Gabriel Dos Reis gdr at integrable-solutions.net
Mon Jan 3 00:13:28 UTC 2011


On Sun, Jan 2, 2011 at 4:53 PM, Juan Jose Garcia-Ripoll
<juanjose.garciaripoll at googlemail.com> wrote:
> On Sun, Jan 2, 2011 at 9:41 PM, Gabriel Dos Reis
> <gdr at integrable-solutions.net> wrote:
>>
>> Because of ECL's design decision to target the C programming language,
>> and the C programming language has lots ot parameters left to the
>> implementation, it is certainly ECL's responsability to document choices
>> that affect inter-operation with other C library -- at least if ECL claims
>> to be embeddable.  It has to document enough of the characteristics
>> so that a knowledgeable person can construct a compatible library.
>
> First this paragraph, because it summarizes the spirit of this discussion.

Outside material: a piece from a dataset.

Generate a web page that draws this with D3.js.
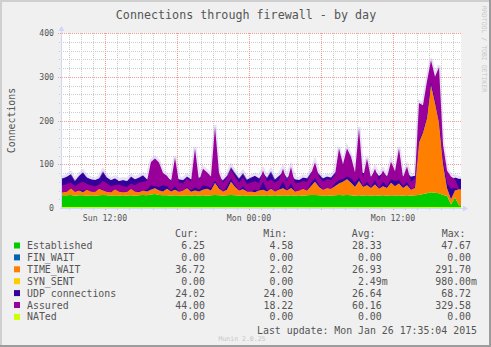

I
> have marked in bold what is relevant.
> 1) Parameters left to the implementation. ECL does not take any choice
> itself. The person who configures ECL does, by choosing to pass any
> CFLAGS/LDFLAGS, or by using the default configuration parameters.
> 2) Documentation. ECL does not have a way to name the choices done by the
> user right now, because those choices are in the CFLAGS/LDFLAGS.
> 3) Offer enough information to build compatible libraries. Your sentece
> seems to imply that we hide information, and all your emails have had this
> implication. Nothing is hidden, it is provided in the exported CFLAGS,
> either in ECL itself (through dedicated variables, through functions to
> compile and link), or in scripts. We simply do not provide names for those
> choices because, as I have insisted thousands of times, I do not have them.

I certainly do believe ECL is hiding the information.  And we can agree to
disagree on that.  That is OK.

> Now, (and this goes to Samium) I did not reopen this discussion in the
> public to open a flame war. I expected it to be constructive and the
> knowledgeable lot help me understand what I am missing and the things I
> could do to solve this problem. But overall I see the same patterns repeated
> that lead the private discussion to a stall and uneasy feelings, at least on
> my side.

You are complaining about flame war (called me things when it was
no warranted), yet you are doing exactly what you complaining about -- and
what is irritating.  See below.

> * You, Gabriel, insist on the need to provide information to users, but give
> no precise names nor do you explain how I should offer this information.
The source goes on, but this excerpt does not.